I was at the downtown Vancouver Tom Lee Music today to browse the guitar gear. I posted a pic on instagram of the Mesa Mini Rectifier head and had a few people ask for a review, so here are my thoughts after playing though it about 10-15 minutes.

I first went into the iso booth to try out the Fender Blues Jr III, a pretty well respected tube combo. I didn’t care for it, I didn’t try it with any pedals but I just found it’s tone to be be very painful in the highs. With the gain up, the overdriven tone just didn’t have a character that I found appealing.

The Mesa Boogie Mini Rectifier was also in the booth, it’s out of my price-range ($999.99) but figured I’d give it a try. It was connected to a small cab which I assume is an oversize 1×12. The mini Rect is a 25-W 2-channel head with two voicings per channel. Each channel has gain; treble; mid; bass; presence; master volume; and 10/25W switch. Channels are foot-switchable and there is also an FX loop.
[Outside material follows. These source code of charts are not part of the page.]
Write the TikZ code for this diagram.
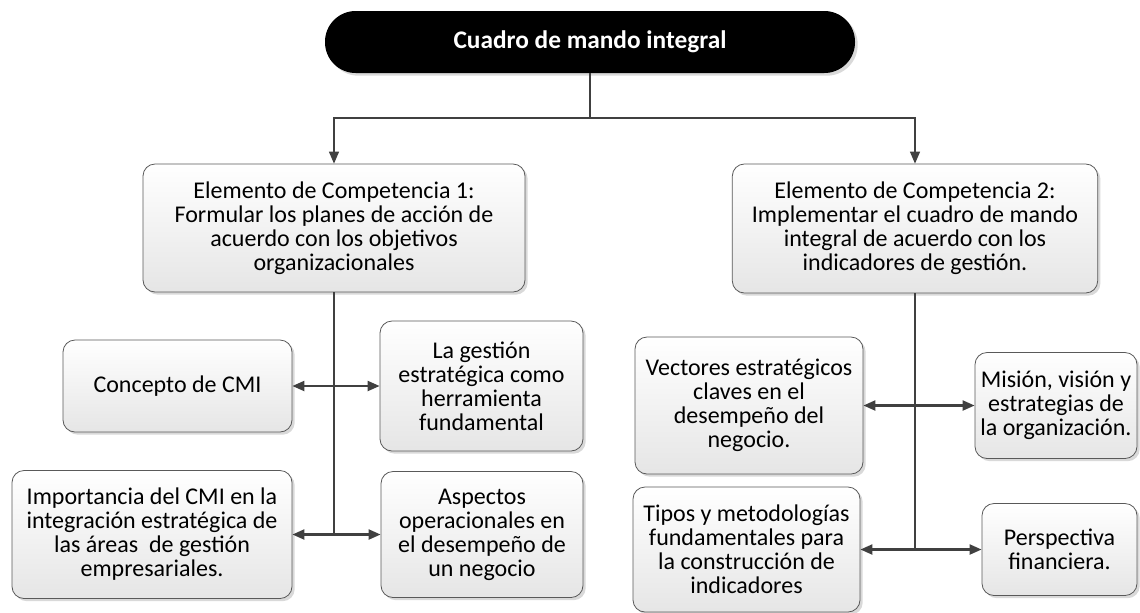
\documentclass[tikz,border=0pt]{standalone}
\usepackage{fontspec}
\setmainfont{Carlito}
\usetikzlibrary{arrows.meta,shadows}

\begin{document}
\begin{tikzpicture}[x=0.75pt, y=-0.75pt,
    every node/.style={font=\fontsize{18}{18}\selectfont},
    tema/.style={rectangle, rounded corners=9pt, draw=black!65, line width=0.6pt,
      top color=white, bottom color=black!10, align=center, inner sep=1pt,
      drop shadow={shadow xshift=2pt, shadow yshift=-2pt, fill=black!25, opacity=0.6}},
    titulo/.style={rectangle, rounded corners=23pt, fill=black, text=white,
      font=\fontsize{19}{19}\selectfont\bfseries,
      drop shadow={shadow xshift=2pt, shadow yshift=-2pt, fill=black!25, opacity=0.6}},
    guia/.style={draw=black!75, line width=1pt},
    eje/.style={draw=black!75, line width=1.8pt},
    flecha/.style={draw=black!75, line width=1pt, -{Triangle[length=9pt, width=7.5pt]}},
    dobleflecha/.style={draw=black!75, line width=1.6pt,
      {Triangle[length=9pt, width=7.5pt]}-{Triangle[length=9pt, width=7.5pt]}}]

  \useasboundingbox (0,0) rectangle (1140,612);

  \node[titulo, minimum width=397.5pt, minimum height=46.5pt] (cmi) at (590,42) {Cuadro de mando integral};

  \node[tema, minimum width=286.5pt, minimum height=96pt] (ec1) at (334,228)
    {Elemento de Competencia 1:\\ Formular los planes de acción de\\ acuerdo con los objetivos\\ organizacionales};
  \node[tema, minimum width=274pt, minimum height=96.75pt] (ec2) at (915,228.5)
    {Elemento de Competencia 2:\\ Implementar el cuadro de mando\\ integral de acuerdo con los\\ indicadores de gestión.};

  \node[tema, minimum width=171.75pt, minimum height=69pt] (concepto) at (177.5,386) {Concepto de CMI};
  \node[tema, minimum width=152.25pt, minimum height=97.5pt] (gestion) at (481.5,386)
    {La gestión\\ estratégica como\\ herramienta\\ fundamental};
  \node[tema, minimum width=210pt, minimum height=96pt] (importancia) at (152,534.5)
    {Importancia del CMI en la\\ integración estratégica de\\ las áreas\ \ de gestión\\ empresariales.};
  \node[tema, minimum width=151.5pt, minimum height=94.5pt] (aspectos) at (482,534.5)
    {Aspectos\\ operacionales en\\ el desempeño de\\ un negocio};

  \node[tema, minimum width=171pt, minimum height=102.75pt] (vectores) at (749,405.5)
    {Vectores estratégicos\\ claves en el\\ desempeño del\\ negocio.};
  \node[tema, minimum width=121.5pt, minimum height=79.5pt] (mision) at (1056,405.5)
    {Misión, visión y\\ estrategias de\\ la organización.};
  \node[tema, minimum width=170.25pt, minimum height=93.75pt] (tipos) at (746.5,549.5)
    {Tipos y metodologías\\ fundamentales para\\ la construcción de\\ indicadores};
  \node[tema, minimum width=116.25pt, minimum height=69pt] (perspectiva) at (1059.5,549.5)
    {Perspectiva\\ financiera.};

  \coordinate (reparto) at (cmi.south |- 0,118);
  \draw[guia] (cmi.south) -- (reparto);
  \draw[flecha] (reparto) -| (ec1.north);
  \draw[flecha] (reparto) -| (ec2.north);

  \draw[eje] (ec1.south) -- (ec1.south |- importancia.east);
  \draw[dobleflecha] (concepto) -- (gestion);
  \draw[dobleflecha] (importancia) -- (aspectos);

  \draw[eje] (ec2.south) -- (ec2.south |- tipos.east);
  \draw[dobleflecha] (vectores) -- (mision);
  \draw[dobleflecha] (tipos) -- (perspectiva);
\end{tikzpicture}
\end{document}
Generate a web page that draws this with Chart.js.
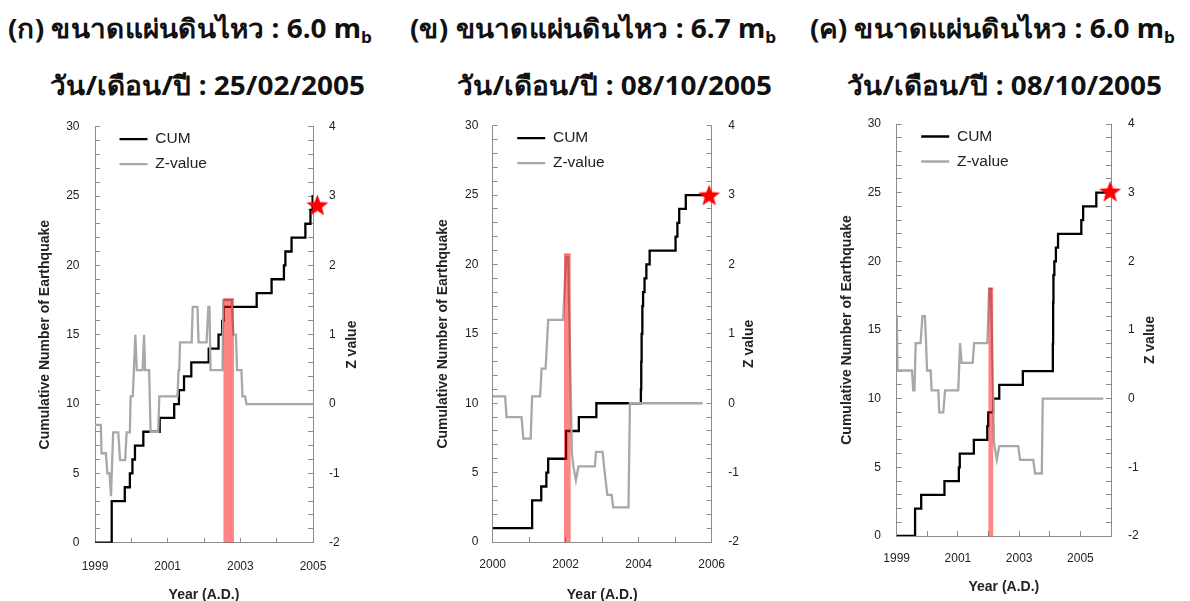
<!DOCTYPE html>
<html lang="th">
<head>
<meta charset="utf-8">
<title>CUM / Z-value</title>
<script src="https://cdn.jsdelivr.net/npm/chart.js@4.4.1/dist/chart.umd.min.js"></script>
<style>
  html, body { margin: 0; padding: 0; background: #fff; }
  body { width: 1190px; height: 601px; position: relative; overflow: hidden; }
  .ttl { position: absolute; white-space: nowrap; font-family: Tahoma, "Noto Sans", "DejaVu Sans", sans-serif;
         font-size: 26px; font-weight: bold; line-height: 1; color: #111;
         transform: scaleX(1.075); transform-origin: left top; }
  .ttl sub { font-size: 0.62em; vertical-align: -0.3em; }
  canvas { position: absolute; top: 110px; }
</style>
</head>
<body>
<div class="ttl" style="left:8px;top:15px">(ก) ขนาดแผ่นดินไหว : 6.0 m<sub>b</sub></div>
<div class="ttl" style="left:50px;top:72px">วัน/เดือน/ปี : 25/02/2005</div>
<div class="ttl" style="left:410px;top:15px">(ข) ขนาดแผ่นดินไหว : 6.7 m<sub>b</sub></div>
<div class="ttl" style="left:457px;top:72px">วัน/เดือน/ปี : 08/10/2005</div>
<div class="ttl" style="left:810px;top:15px">(ค) ขนาดแผ่นดินไหว : 6.0 m<sub>b</sub></div>
<div class="ttl" style="left:847px;top:72px">วัน/เดือน/ปี : 08/10/2005</div>

<canvas id="chartA" width="400" height="495" style="left:0px"></canvas>
<canvas id="chartB" width="400" height="495" style="left:400px"></canvas>
<canvas id="chartC" width="390" height="495" style="left:800px"></canvas>

<script>
// ---- panel (ก) ----
const cumYearsA = [1999, 1999.46, 1999.82, 1999.96, 2000.03, 2000.10, 2000.33, 2000.78, 2001.18, 2001.31,
  2001.45, 2001.65, 2002.13, 2002.40, 2002.50, 2002.54, 2003.45, 2003.86, 2004.20, 2004.24, 2004.41,
  2004.79, 2004.93, 2004.99, 2005.00];
const cumCountA = [0, 3, 4, 5, 6, 7, 8, 9, 10, 11, 12, 13, 14, 15, 16, 17, 18, 19, 20, 21, 22, 23, 24, 25, 25];
const zYearsA = [1999.00, 1999.16, 1999.18, 1999.30, 1999.34, 1999.40, 1999.44, 1999.50, 1999.64, 1999.69,
  1999.83, 1999.87, 1999.96, 1999.98, 2000.04, 2000.07, 2000.11, 2000.15, 2000.31, 2000.35, 2000.38,
  2000.49, 2000.53, 2000.74, 2000.77, 2001.27, 2001.30, 2001.32, 2001.34, 2001.66, 2001.69, 2001.82,
  2001.85, 2002.07, 2002.12, 2002.15, 2002.18, 2002.51, 2002.53, 2002.76, 2002.81, 2002.88, 2002.91,
  2003.03, 2003.06, 2003.13, 2003.17, 2005.00];
const zValueA = [-0.30, -0.30, -0.71, -0.71, -1.00, -1.00, -1.33, -0.41, -0.41, -0.81,
  -0.81, -0.41, -0.41, 0.11, 0.11, 0.49, 1.00, 0.49, 0.49, 1.00, 0.49,
  0.49, -0.40, -0.40, 0.11, 0.11, 0.49, 0.49, 0.89, 0.89, 1.40, 1.40,
  0.89, 0.89, 1.40, 1.40, 0.49, 0.49, 1.50, 1.50, 1.00, 1.00, 0.49,
  0.49, 0.11, 0.11, 0.00, 0.00];
const alarmA = [2002.53, 2002.83];
const alarmTopA = 1.52;
const shockA = [2005.12, 24.35];

// ---- panel (ข) ----
const cumYearsB = [2000, 2001.08, 2001.33, 2001.47, 2001.52, 2002.01, 2002.36, 2002.84, 2004.06, 2004.07,
  2004.08, 2004.10, 2004.12, 2004.16, 2004.21, 2004.30, 2005.01, 2005.06, 2005.11, 2005.29, 2005.85];
const cumCountB = [1, 3, 4, 5, 6, 8, 9, 10, 11, 13, 15, 17, 18, 19, 20, 21, 22, 23, 24, 25, 25];
const zYearsB = [2000.00, 2000.34, 2000.38, 2000.79, 2000.84, 2001.04, 2001.08, 2001.30, 2001.34, 2001.45,
  2001.52, 2001.93, 2002.01, 2002.07, 2002.17, 2002.21, 2002.28, 2002.35, 2002.80, 2002.83, 2003.01,
  2003.05, 2003.14, 2003.26, 2003.30, 2003.72, 2003.76, 2005.75];
const zValueB = [0.10, 0.10, -0.20, -0.20, -0.51, -0.51, 0.10, 0.10, 0.50, 0.50,
  1.20, 1.20, 2.11, 2.11, -0.72, -0.91, -1.11, -0.91, -0.91, -0.70, -0.70,
  -0.91, -1.32, -1.32, -1.50, -1.50, 0.00, 0.00];
const alarmB = [2001.95, 2002.14];
const alarmTopB = 2.15;
const shockB = [2005.93, 25.0];

// ---- panel (ค) ----
const cumYearsC = [1999, 1999.60, 1999.80, 2000.56, 2001.03, 2001.06, 2001.52, 2001.96, 2001.99, 2002.15,
  2002.35, 2003.12, 2004.10, 2004.11, 2004.12, 2004.15, 2004.20, 2004.27, 2005.03, 2005.09, 2005.52, 2005.85];
const cumCountC = [0, 2, 3, 4, 5, 6, 7, 8, 9, 10, 11, 12, 14, 17, 19, 20, 21, 22, 23, 24, 25, 25];
const zYearsC = [1999.00, 1999.03, 1999.50, 1999.54, 1999.58, 1999.62, 1999.78, 1999.84, 1999.92, 1999.96,
  1999.99, 2000.11, 2000.14, 2000.36, 2000.39, 2000.52, 2000.58, 2001.01, 2001.07, 2001.12, 2001.48,
  2001.53, 2001.96, 2002.02, 2002.08, 2002.18, 2002.27, 2002.35, 2002.97, 2003.03, 2003.46, 2003.52,
  2003.74, 2003.77, 2005.75];
const zValueC = [1.22, 0.41, 0.41, 0.12, 0.12, 0.81, 0.81, 1.20, 1.20, 0.81,
  0.41, 0.41, 0.12, 0.12, -0.20, -0.20, 0.12, 0.12, 0.81, 0.52, 0.52,
  0.81, 0.81, 1.60, 1.60, -0.65, -0.89, -0.69, -0.69, -0.89, -0.89, -1.09,
  -1.09, 0.00, 0.00];
const alarmC = [2001.99, 2002.16];
const alarmTopC = 1.61;
const shockC = [2005.97, 25.1];

const seriesNames = ['CUM', 'Z-value'];

Chart.defaults.font.family = "'Liberation Sans', Arial, sans-serif";
Chart.defaults.color = '#222';

const AXIS_GRAY = '#8c8c8c';

function starImage(size, color) {
  const c = document.createElement('canvas');
  c.width = size; c.height = size;
  const g = c.getContext('2d');
  const R = size / 2, r = R * 0.42;
  g.beginPath();
  for (let i = 0; i < 10; i++) {
    const a = -Math.PI / 2 + i * Math.PI / 5;
    const rad = i % 2 ? r : R;
    g.lineTo(R + rad * Math.cos(a), R + 1 + rad * Math.sin(a));
  }
  g.closePath();
  g.fillStyle = color;
  g.fill();
  return c;
}
const star = starImage(23, '#ff0000');

// move the legend to where it sits in the original
const legendShift = {
  id: 'legendShift',
  afterLayout(chart, args, opts) {
    const lg = chart.legend, ca = chart.chartArea;
    if (!lg) return;
    lg.left = ca.left + opts.dx;
    lg.top = ca.top + opts.dy;
    lg.right = ca.right;
    lg.bottom = ca.bottom;
  }
};

// right axis title reads bottom-to-top like the left one
const zTitle = {
  id: 'zTitle',
  afterDraw(chart, args, opts) {
    const s = chart.scales.z, ca = chart.chartArea;
    const ctx = chart.ctx;
    ctx.save();
    ctx.translate(s.left + opts.dx, (ca.top + ca.bottom) / 2 + opts.dy);
    ctx.rotate(-Math.PI / 2);
    ctx.font = 'bold 14px "Liberation Sans", Arial, sans-serif';
    ctx.fillStyle = '#222';
    ctx.textAlign = 'center';
    ctx.textBaseline = 'middle';
    ctx.fillText(opts.text, 0, 0);
    ctx.restore();
  }
};

function pts(xs, ys) {
  return xs.map((x, i) => ({ x: x, y: ys[i] }));
}

function drawPanel(id, p) {
  const ctx = document.getElementById(id).getContext('2d');
  // fixed axis sizes so the plot box lands where the original has it
  const fixVertical = (w) => (s) => { s.width = w; s.paddingTop = 0; s.paddingBottom = 0; };
  return new Chart(ctx, {
    type: 'line',
    data: {
      datasets: [
        {
          label: seriesNames[0],
          data: pts(p.cumYears, p.cumCount),
          yAxisID: 'y',
          borderColor: '#000',
          backgroundColor: '#000',
          borderWidth: 2.3,
          stepped: true,
          pointRadius: 0,
          fill: false,
          order: 3
        },
        {
          label: seriesNames[1],
          data: pts(p.zYears, p.zValue),
          yAxisID: 'z',
          borderColor: '#a8a8a8',
          backgroundColor: '#a8a8a8',
          borderWidth: 2.3,
          pointRadius: 0,
          tension: 0,
          fill: false,
          order: 2
        },
        {
          label: 'alarm',
          data: pts(p.alarm, [p.alarmTop, p.alarmTop]),
          yAxisID: 'z',
          borderColor: 'rgba(210,0,0,0.35)',
          borderWidth: 1.5,
          backgroundColor: 'rgba(255,0,0,0.48)',
          pointRadius: 0,
          fill: 'start',
          order: 1
        },
        {
          label: 'shock',
          data: [{ x: p.shock[0], y: p.shock[1] }],
          yAxisID: 'y',
          showLine: false,
          pointStyle: star,
          pointRadius: 11,
          clip: false,
          order: 0
        }
      ]
    },
    options: {
      responsive: false,
      animation: false,
      events: [],
      layout: { padding: { top: p.padTop, left: 0, right: 0, bottom: 0 } },
      scales: {
        x: {
          type: 'linear',
          position: 'bottom',
          min: p.xMin,
          max: p.xMax,
          afterFit: (s) => { s.height = p.xH; s.paddingLeft = 0; s.paddingRight = 0; },
          ticks: {
            stepSize: 1,
            autoSkip: false,
            maxRotation: 0,
            padding: p.xPad,
            font: { size: 12 },
            callback: (v) => ((v - p.xMin) % 2 === 0 ? String(v) : '')
          },
          grid: { drawOnChartArea: false, tickLength: -5, color: AXIS_GRAY },
          border: { color: AXIS_GRAY },
          title: {
            display: true,
            text: 'Year (A.D.)',
            font: { size: 14, weight: 'bold' },
            padding: { top: 0, bottom: p.xTitlePad }
          }
        },
        y: {
          position: 'left',
          min: 0,
          max: 30,
          afterFit: fixVertical(p.yW),
          ticks: {
            stepSize: 1,
            autoSkip: false,
            padding: p.yPad,
            font: { size: 12 },
            callback: (v) => (v % 5 === 0 ? String(v) : '')
          },
          grid: { drawOnChartArea: false, tickLength: -5, color: AXIS_GRAY },
          border: { color: AXIS_GRAY },
          title: {
            display: true,
            text: 'Cumulative Number of Earthquake',
            font: { size: 14, weight: 'bold' },
            padding: { top: p.yTitlePad, bottom: 0 }
          }
        },
        z: {
          position: 'right',
          min: -2,
          max: 4,
          afterFit: fixVertical(p.zW),
          ticks: {
            stepSize: 0.2,
            autoSkip: false,
            padding: p.zPad,
            font: { size: 12 },
            callback: (v) => (Math.abs(v - Math.round(v)) < 1e-6 ? String(Math.round(v)) : '')
          },
          grid: { drawOnChartArea: false, tickLength: -5, color: AXIS_GRAY },
          border: { color: AXIS_GRAY }
        }
      },
      plugins: {
        tooltip: { enabled: false },
        legend: {
          position: 'chartArea',
          align: 'start',
          labels: {
            usePointStyle: true,
            pointStyle: 'line',
            pointStyleWidth: 28,
            padding: 9.5,
            color: '#222',
            font: { size: 15.5 },
            filter: (item) => item.datasetIndex < 2,
            sort: (a, b) => a.datasetIndex - b.datasetIndex
          }
        },
        legendShift: { dx: 15, dy: -4.75 },
        zTitle: { text: 'Z value', dx: p.zTitleX, dy: 10 }
      }
    },
    plugins: [legendShift, zTitle]
  });
}

drawPanel('chartA', {
  cumYears: cumYearsA, cumCount: cumCountA, zYears: zYearsA, zValue: zValueA,
  alarm: alarmA, alarmTop: alarmTopA, shock: shockA,
  xMin: 1999, xMax: 2005,
  padTop: 16.7, xH: 62.3, yW: 95, zW: 87,
  xPad: 21.8, yPad: 20.5, zPad: 21, xTitlePad: 1.6, yTitlePad: 36.6, zTitleX: 39.5
});

drawPanel('chartB', {
  cumYears: cumYearsB, cumCount: cumCountB, zYears: zYearsB, zValue: zValueB,
  alarm: alarmB, alarmTop: alarmTopB, shock: shockB,
  xMin: 2000, xMax: 2006,
  padTop: 15.7, xH: 63, yW: 92.7, zW: 88.3,
  xPad: 20.8, yPad: 19.4, zPad: 21.5, xTitlePad: 1.6, yTitlePad: 34.6, zTitleX: 37.3
});

drawPanel('chartC', {
  cumYears: cumYearsC, cumCount: cumCountC, zYears: zYearsC, zValue: zValueC,
  alarm: alarmC, alarmTop: alarmTopC, shock: shockC,
  xMin: 1999, xMax: 2006,
  padTop: 14, xH: 69, yW: 96.7, zW: 79,
  xPad: 20.1, yPad: 20.7, zPad: 22, xTitlePad: 9.9, yTitlePad: 38.6, zTitleX: 39
});
</script>
</body>
</html>
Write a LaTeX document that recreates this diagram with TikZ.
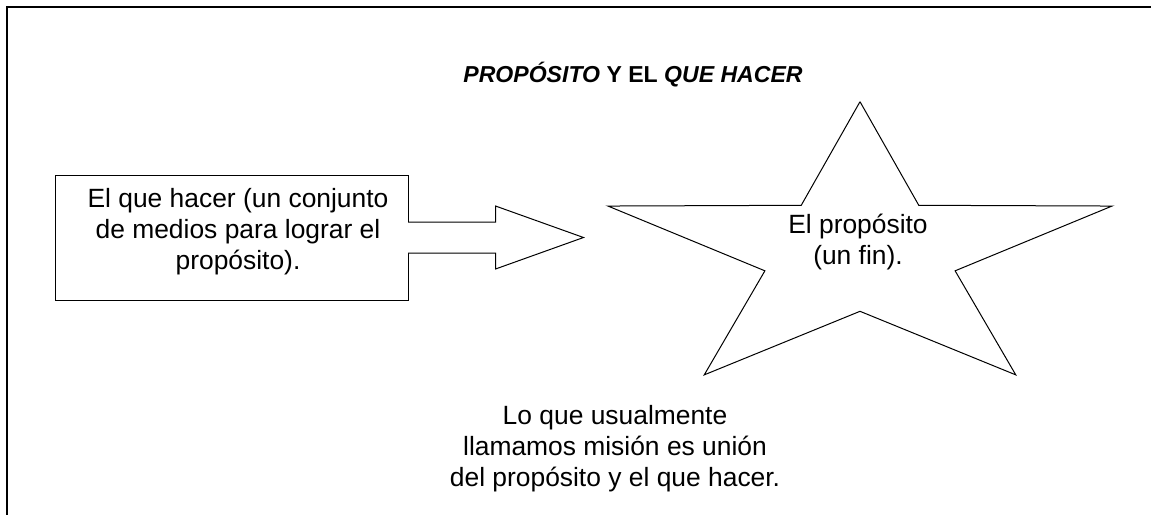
\documentclass[tikz,border=0pt]{standalone}
\usepackage{fontspec}
\setmainfont{Liberation Sans}
\usetikzlibrary{positioning,calc}

\begin{document}
\begin{tikzpicture}[x=0.75pt,y=-0.75pt,
	txt/.style={align=center,inner sep=0pt,font=\fontsize{19.8}{23.3}\selectfont},
	linea/.style={line width=0.75pt,line join=miter}]
	\useasboundingbox (0,0) rectangle (1151,515);
	% marco abierto (solo arriba e izquierda)
	\coordinate (marco der) at (1151,7);
	\coordinate (marco esq) at (7,7);
	\coordinate (marco inf) at (7,515);
	\draw[line width=1pt] (marco der) -- (marco esq) -- (marco inf);

	\node[anchor=base,inner sep=0pt,font=\fontsize{17.3}{20}\selectfont\bfseries] (titulo) at (633,82)
		{\itshape PROPÓSITO\upshape{} Y EL \itshape QUE HACER};

	% caja del que hacer y flecha
	\node[draw,linea,minimum width=264.75pt,minimum height=93.75pt] (medios) at (231.5,237.5) {};
	\node[txt] (mediostxt) at (238,232) {El que hacer (un conjunto\\de medios para lograr el\\propósito).};
	\draw[linea,fill=white] ($(medios.east)+(-0.5,-15.5)$) -- ++(87.5,0) -- ++(0,-16)
		-- ++(88,31.5) -- ++(-88,31.5) -- ++(0,-16) -- ++(-87.5,0);

	% estrella
	\draw[linea,shift={(860,252.7)}] (270:265 and 151)
		\foreach \a in {0,72,144,216,288} {-- (\a+306:100 and 58.6) -- (\a+342:265 and 151)};
	\node[txt] (proposito) at (858,242) {El propósito\\(un fin).};

	\node[txt] (mision) at (615,449) {Lo que usualmente\\llamamos misión es unión\\del propósito y el que hacer.};
\end{tikzpicture}
\end{document}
Channel 1 can be set to ‘clean’ or ‘pushed’ voicing. Clean mode was a nice but very plain clean tone. Pushed ranges from an edgier clean to very cool crunchy tones. I preferred Channel 1 on 10W as it helped get that crunch tone at lower levels.

Channel 2 can be set to ‘vintage’ or ‘modern’. Vintage mode is a higher-gain sound that I didn’t really care for but would probably work great in a mix. The modern mode is very high-gain, bright, thick, and compressed. Modern mode sounds best in 25W. 10W sort of clips the sound and makes the tone very hard in a bad way.

The modern mode was by far my favorite. It begs you to play power chords. I was playing punk/hardcore riffs on an HH Telecaster and it sounded great. Rolling back the volume on the guitar does not really clean up the tone like other amps do, which is about the only complaint I guess. Modern mode is less dynamic than the other modes.

Overall, it’s a cool amp that does in no way sound or feel cheap. It’s not the most versatile amp but it sounds and feels way better than any software version of a rectifier I’ve tried. It’s a small amp but still quite loud too, I had the master on about the lowest setting and was probably hitting close to 90dB in the booth. I wasn’t really able to push the power tubes because it was just too damn loud. I liked it but wouldn’t buy one myself.

5 Comments

  1. Alex
    Alex October 5, 2012

    If you didn’t like that amp much, then what would you recommend that would be more versatile and worth the money?

  2. lazu
    lazu November 15, 2013

    hello, first of all apologize for my English level, I am Spanish and I try to write in English is difficult.
    I have a doubt with l “mesa boogie mini rectifier”, that is 25 watts not worry me because if you are underpowered to compete with an ENGL Screamer and a drummer that comes from heavy metal.
    my band played blues, rock and funk.
    I know a 25 watt mesa boogie mini rectifier enough but I say, fanciest scares me a lot of money and then not have a direct power without microphone.
    thank you very much in advance.
    a greeting and rock and troll

    • Admin
      Admin November 15, 2013

      You would want a full size cabinet but I think it can compete with drummer and another guitar on a small stage. I wasn’t able to test at really high volumes with a band.